At the episode’s end, we see Cornelia settling up to prepare for her journey in which she intends to take the children back to their group. Perhaps somewhat naively, she leaves her money behind with the husband and wife.
Calling back to her knowledge of star signs and her declaration of being a Scorpio, he tells her: “Scorpions are dangerous to themselves. Look so hard to kill its prey, it ends up stinging itself.”
Finally, he gifts her a compass. As she hurtles forward, the dust kicking up behind the carriage and creating a billowing shadow against the morning sun, Eli calls to her, chanting something unknown.
It’s a bloody, taut episode that brings a glimpse into the past for Cornelia and Eli. Although it concludes with their parting ways, it is impossible to believe that the separation will be for long.

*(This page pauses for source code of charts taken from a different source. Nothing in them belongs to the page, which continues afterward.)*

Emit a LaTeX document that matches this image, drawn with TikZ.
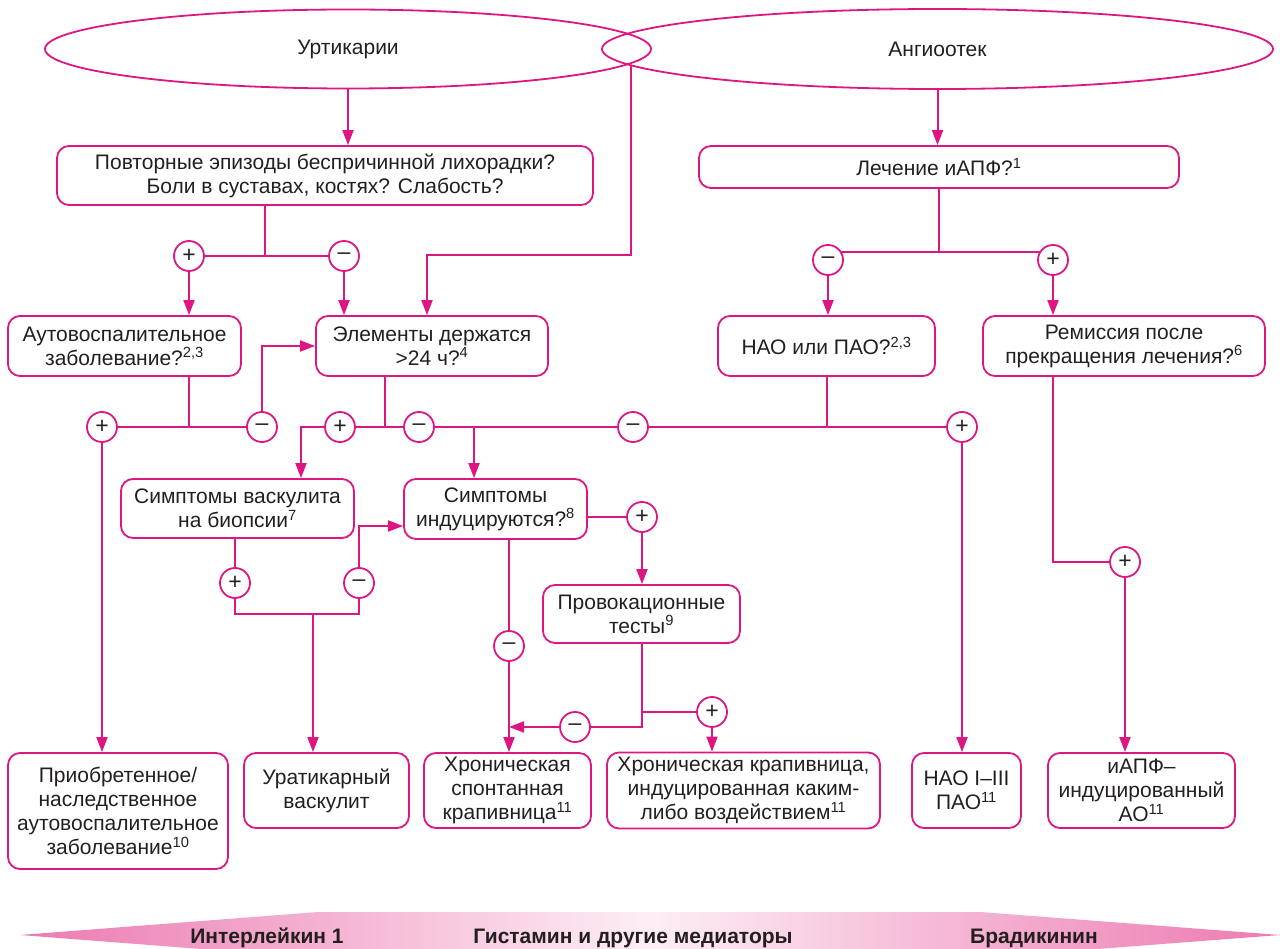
\documentclass[tikz,border=0pt]{standalone}
\usepackage{fontspec}
\setmainfont{Liberation Sans}
\usepackage{tikz}
\usetikzlibrary{arrows.meta,shapes.geometric,calc}
\definecolor{mag}{RGB}{222,22,130}
\definecolor{ink}{RGB}{35,31,32}
\definecolor{bandpink}{RGB}{236,122,176}
\definecolor{bandlight}{RGB}{253,238,245}

\begin{document}
\begin{tikzpicture}[x=1pt, y=-1pt, font=\fontsize{21}{24}\selectfont, text=ink,
	box/.style={draw=mag, line width=1.8pt, rounded corners=12pt, align=center, inner sep=3pt},
	oval/.style={ellipse, draw=mag, line width=1.8pt, inner sep=0pt},
	sign/.style={circle, draw=mag, line width=1.8pt, fill=white, minimum size=30pt, inner sep=0pt, font=\fontsize{23}{23}\selectfont},
	ln/.style={draw=mag, line width=2pt},
	arr/.style={ln, -{Triangle[length=15pt, width=11pt]}},
	bandtext/.style={font=\bfseries\fontsize{21}{21}\selectfont}]
				\useasboundingbox (0,0) rectangle (1280,949);

				% Top ovals
				\node [oval, minimum width=606pt, minimum height=79pt] (urt) at (348,49) {Уртикарии};
				\node [oval, minimum width=671pt, minimum height=80pt] (angio) at (937.5,49) {Ангиоотек};
				\coordinate (overlap) at (631,66);

				% Questions
				\node [box, minimum width=536pt, minimum height=59pt] (fever) at (325,175.5) {Повторные эпизоды беспричинной лихорадки?\\Боли в суставах, костях? Слабость?};
				\node [box, minimum width=480pt, minimum height=42pt] (acei) at (939,167) {Лечение иАПФ?\textsuperscript{1}};
				\node [box, minimum width=233pt, minimum height=60pt] (auto) at (124.5,346) {Аутовоспалительное\\заболевание?\textsuperscript{2,3}};
				\node [box, minimum width=232pt, minimum height=60pt] (elem) at (432,346) {Элементы держатся\\>24 ч?\textsuperscript{4}};
				\node [box, minimum width=217pt, minimum height=60pt] (hao) at (826.5,346) {НАО или ПАО?\textsuperscript{2,3}};
				\node [box, minimum width=282pt, minimum height=60pt] (remis) at (1124,346) {Ремиссия после\\прекращения лечения?\textsuperscript{6}};
				\node [box, minimum width=233pt, minimum height=59pt] (vasc) at (237.5,508.5) {Симптомы васкулита\\на биопсии\textsuperscript{7}};
				\node [box, minimum width=183pt, minimum height=60pt] (induc) at (495.5,509) {Симптомы\\индуцируются?\textsuperscript{8}};
				\node [box, minimum width=197pt, minimum height=58pt] (provo) at (641.5,614) {Провокационные\\тесты\textsuperscript{9}};

				% Diagnoses
				\node [box, minimum width=220pt, minimum height=116pt] (acq) at (118,811) {Приобретенное/\\наследственное\\аутовоспалительное\\заболевание\textsuperscript{10}};
				\node [box, minimum width=165pt, minimum height=75pt] (uvasc) at (326.5,790.5) {Уратикарный\\васкулит};
				\node [box, minimum width=167pt, minimum height=75pt] (csu) at (507.5,790.5) {Хроническая\\спонтанная\\крапивница\textsuperscript{11}};
				\node [box, minimum width=273pt, minimum height=76pt] (cindu) at (743.5,790.5) {Хроническая крапивница,\\индуцированная каким-\\либо воздействием\textsuperscript{11}};
				\node [box, minimum width=109pt, minimum height=75pt] (hae) at (966.5,790.5) {НАО I–III\\ПАО\textsuperscript{11}};
				\node [box, minimum width=187pt, minimum height=75pt] (aceao) at (1141.5,790.5) {иАПФ–\\индуцированный\\АО\textsuperscript{11}};

				% Answers
				\node [sign] (p1) at (189,256) {+};
				\node [sign] (m1) at (344,256) {–};
				\node [sign] (m2) at (828,260) {–};
				\node [sign] (p2) at (1053,260) {+};
				\node [sign] (p3) at (102,427) {+};
				\node [sign] (m3) at (262,427) {–};
				\node [sign] (p4) at (340,427) {+};
				\node [sign] (m4) at (419,427) {–};
				\node [sign] (m5) at (633,427) {–};
				\node [sign] (p5) at (962,427) {+};
				\node [sign] (p6) at (235,583) {+};
				\node [sign] (m6) at (359,583) {–};
				\node [sign] (p7) at (642,517) {+};
				\node [sign] (m7) at (509,646) {–};
				\node [sign] (m8) at (575,727) {–};
				\node [sign] (p8) at (712,712) {+};
				\node [sign] (p9) at (1125,562) {+};

				\coordinate (j1) at (265,256);
				\coordinate (bend) at (427,255);
				\coordinate (j4) at (385,427);
				\coordinate (j5) at (301,427);
				\coordinate (j6) at (474,427);
				\coordinate (j7) at (313,614);

				% Urticaria branch
				\draw [arr] (urt.south) -- (urt.south |- fever.north);
				\draw [ln] (j1 |- fever.south) -- (j1);
				\draw [ln] (p1) -- (m1);
				\draw [arr] (p1) -- (p1 |- auto.north);
				\draw [arr] (m1) -- (m1 |- elem.north);
				\draw [arr] (overlap) |- (bend) -- (bend |- elem.north);

				\draw [ln] (p1 |- auto.south) -- (p1 |- p3);
				\draw [ln] (p3) -- (m3);
				\draw [arr] (m3) |- (elem.west);
				\draw [arr] (p3) -- (p3 |- acq.north);

				\draw [ln] (j4 |- elem.south) -- (j4);
				\draw [ln] (p4) -- (m4);
				\draw [ln] (m4) -- (m5);
				\draw [ln] (m5) -- (p5);
				\draw [arr] (p4) -- (j5) -- (j5 |- vasc.north);
				\draw [arr] (j6) -- (j6 |- induc.north);

				\draw [ln] (p6 |- vasc.south) -- (p6);
				\draw [ln] (p6) |- (m6 |- j7) -- (m6);
				\draw [arr] (m6) |- ($(induc.west)+(0,17)$);
				\draw [arr] (j7) -- (j7 |- uvasc.north);

				\draw [ln] (induc.east |- p7) -- (p7);
				\draw [arr] (p7) -- (p7 |- provo.north);
				\draw [ln] (m7 |- induc.south) -- (m7);
				\draw [arr] (m7) -- (m7 |- csu.north);
				\draw [ln] (provo.south) |- (m8);
				\draw [ln] (provo.south |- p8) -- (p8);
				\draw [arr] (m8) -- (m8 -| m7);
				\draw [arr] (p8) -- (p8 |- cindu.north);

				% Angioedema branch
				\draw [arr] (angio.south) -- (angio.south |- acei.north);
				\draw [ln] (acei.south) -- (acei.south |- m2.32);
				\draw [ln] (m2.32) -- (p2.148);
				\draw [arr] (m2) -- (m2 |- hao.north);
				\draw [arr] (p2) -- (p2 |- remis.north);
				\draw [ln] (hao.south) -- (hao.south |- p5);
				\draw [arr] (p5) -- (p5 |- hae.north);
				\draw [ln] (p2 |- remis.south) |- (p9);
				\draw [arr] (p9) -- (p9 |- aceao.north);

				% Mediators
				\shade [left color=bandpink, right color=bandpink, middle color=bandlight] (20,935) -- (318,912) -- (980,912) -- (1280,935) -- (980,958) -- (318,958) -- cycle;
				\node [bandtext] (il) at (267,938) {Интерлейкин 1};
				\node [bandtext] (hist) at (633,938) {Гистамин и другие медиаторы};
				\node [bandtext] (brad) at (1034,938) {Брадикинин};
			\end{tikzpicture}
\end{document}
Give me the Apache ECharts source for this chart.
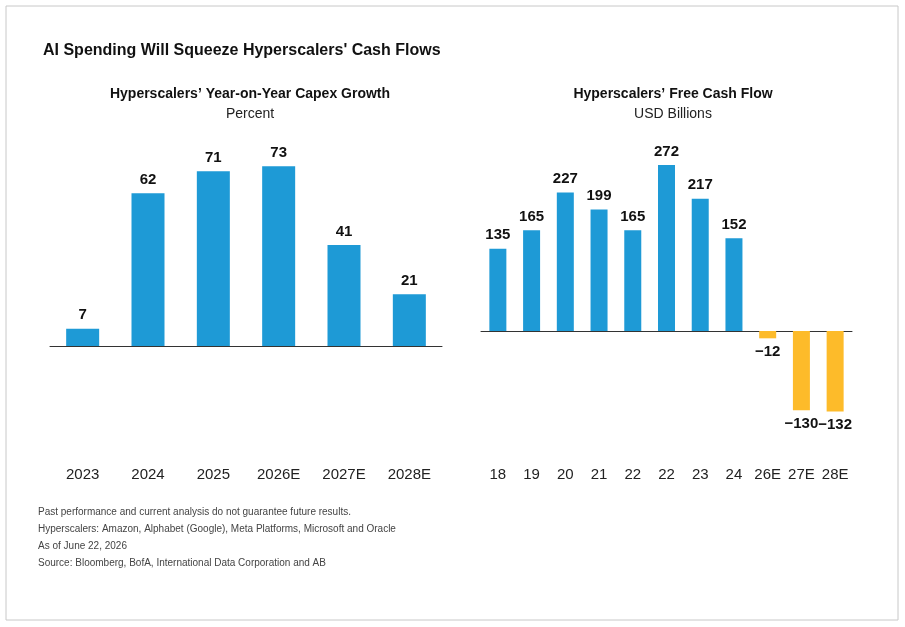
<!DOCTYPE html>
<html><head><meta charset="utf-8">
<script src="https://cdn.jsdelivr.net/npm/echarts@6/dist/echarts.min.js"></script>
<style>html,body{margin:0;background:#fff}#c{width:905px;height:627px}</style>
</head><body><div id="c"></div>
<script>
const capexYears = ["2023", "2024", "2025", "2026E", "2027E", "2028E"];
const capexGrowth = [7, 62, 71, 73, 41, 21];
const fcfYears = ["18", "19", "20", "21", "22", "22", "23", "24", "26E", "27E", "28E"];
const fcfValues = [135, 165, 227, 199, 165, 272, 217, 152, -12, -130, -132];
const notes = [
  "Past performance and current analysis do not guarantee future results.",
  "Hyperscalers: Amazon, Alphabet (Google), Meta Platforms, Microsoft and Oracle",
  "As of June 22, 2026",
  "Source: Bloomberg, BofA, International Data Corporation and AB"
];

const font = "Liberation Sans, Arial, sans-serif";
const blue = "#1e9ad6", gold = "#fdbb2a";
const chart = echarts.init(document.getElementById("c"));

const labelStyle = { show: true, position: "top", fontFamily: font, fontWeight: "bold", fontSize: 15, color: "#111", distance: 6 };

chart.setOption({
  animation: false,
  title: [
    { text: "AI Spending Will Squeeze Hyperscalers' Cash Flows", left: 38, top: 38, textStyle: { fontFamily: font, fontSize: 16, fontWeight: "bold", color: "#111" } },
    { text: "Hyperscalers’ Year-on-Year Capex Growth", subtext: "Percent", left: 245, textAlign: "center", top: 82, itemGap: 6,
      textStyle: { fontFamily: font, fontSize: 14, fontWeight: "bold", color: "#111" }, subtextStyle: { fontFamily: font, fontSize: 14, color: "#222" } },
    { text: "Hyperscalers’ Free Cash Flow", subtext: "USD Billions", left: 668, textAlign: "center", top: 82, itemGap: 6,
      textStyle: { fontFamily: font, fontSize: 14, fontWeight: "bold", color: "#111" }, subtextStyle: { fontFamily: font, fontSize: 14, color: "#222" } }
  ],
  grid: [
    { left: 50, width: 392, top: 149, height: 197 },
    { left: 481, width: 371, top: 148, height: 274.5 }
  ],
  xAxis: [
    { type: "category", gridIndex: 0, data: capexYears, axisTick: { show: false },
      axisLine: { lineStyle: { color: "#333", width: 1 } },
      axisLabel: { margin: 121, fontFamily: font, fontSize: 15, color: "#222" } },
    { type: "category", gridIndex: 1, data: fcfYears, axisTick: { show: false },
      axisLine: { onZeroAxisIndex: 1, lineStyle: { color: "#333", width: 1 } },
      axisLabel: { margin: 45, fontFamily: font, fontSize: 15, color: "#222", interval: 0 } }
  ],
  yAxis: [
    { type: "value", gridIndex: 0, min: 0, max: 80, show: false },
    { type: "value", gridIndex: 1, min: -150, max: 300, show: false }
  ],
  series: [
    { type: "bar", xAxisIndex: 0, yAxisIndex: 0, data: capexGrowth, barWidth: 33, itemStyle: { color: blue }, label: labelStyle },
    { type: "bar", xAxisIndex: 1, yAxisIndex: 1, barWidth: 17,
      data: fcfValues.map(v => ({ value: v, itemStyle: { color: v < 0 ? gold : blue },
        label: v < 0 ? { position: "bottom", formatter: "−" + Math.abs(v) } : {} })),
      label: labelStyle }
  ],
  graphic: [
    { type: "rect", shape: { x: 6, y: 6, width: 892, height: 614 }, style: { fill: "none", stroke: "#c8c8c8", lineWidth: 1 } },
    ...notes.map((t, i) => ({ type: "text", left: 38, top: 507 + i * 17, style: { text: t, fontFamily: font, fontSize: 10, fill: "#444" } }))
  ]
});
</script></body></html>
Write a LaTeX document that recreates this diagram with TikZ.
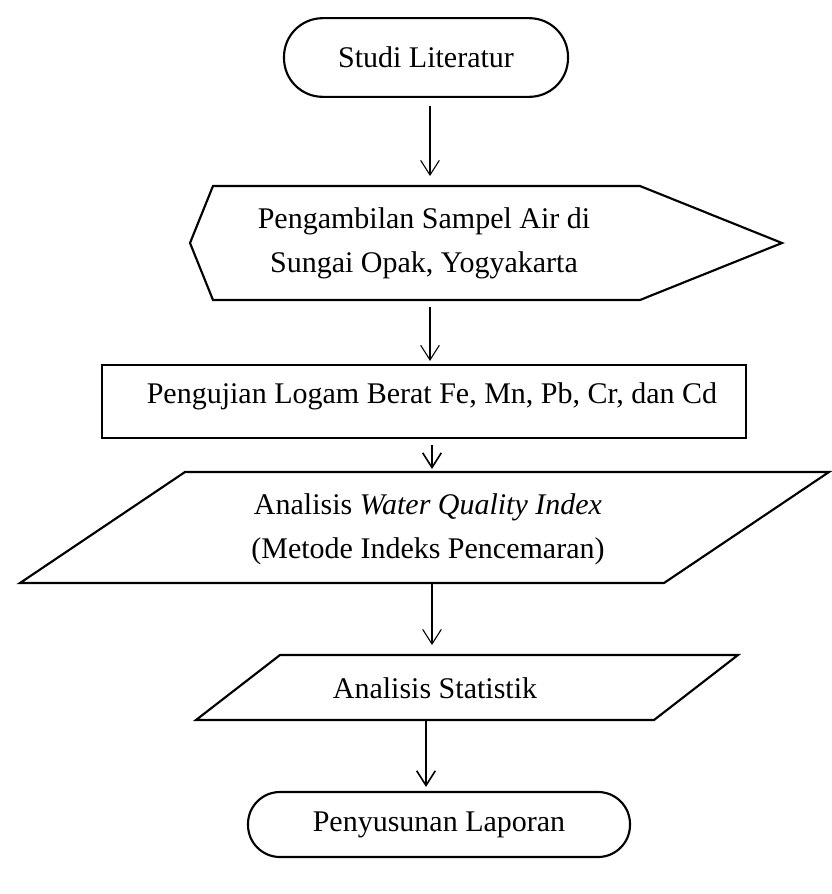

And whilst the brutish savagery of those who occupy the path on which the pair have to walk still remains from the first episode, this time we are given a chance to consider who they are. Mother, war hero, traveller, local, vengeful, seeker… these are merely some of the titles that befall the duo, all of which are the things that both drive them forward and hold them back.
Cornelia can no longer be a mother or daughter now, not really. And, according to the man that takes them in, Eli can no longer adhere to his own past, either. It seems as if they can only succeed if they focus on the goal at hand.
Although titles might be earned in the unforgiving scorch of the West, perhaps it is shedding them that is the key to survival.
The English airs on Thursdays at 9pm on BBC Two.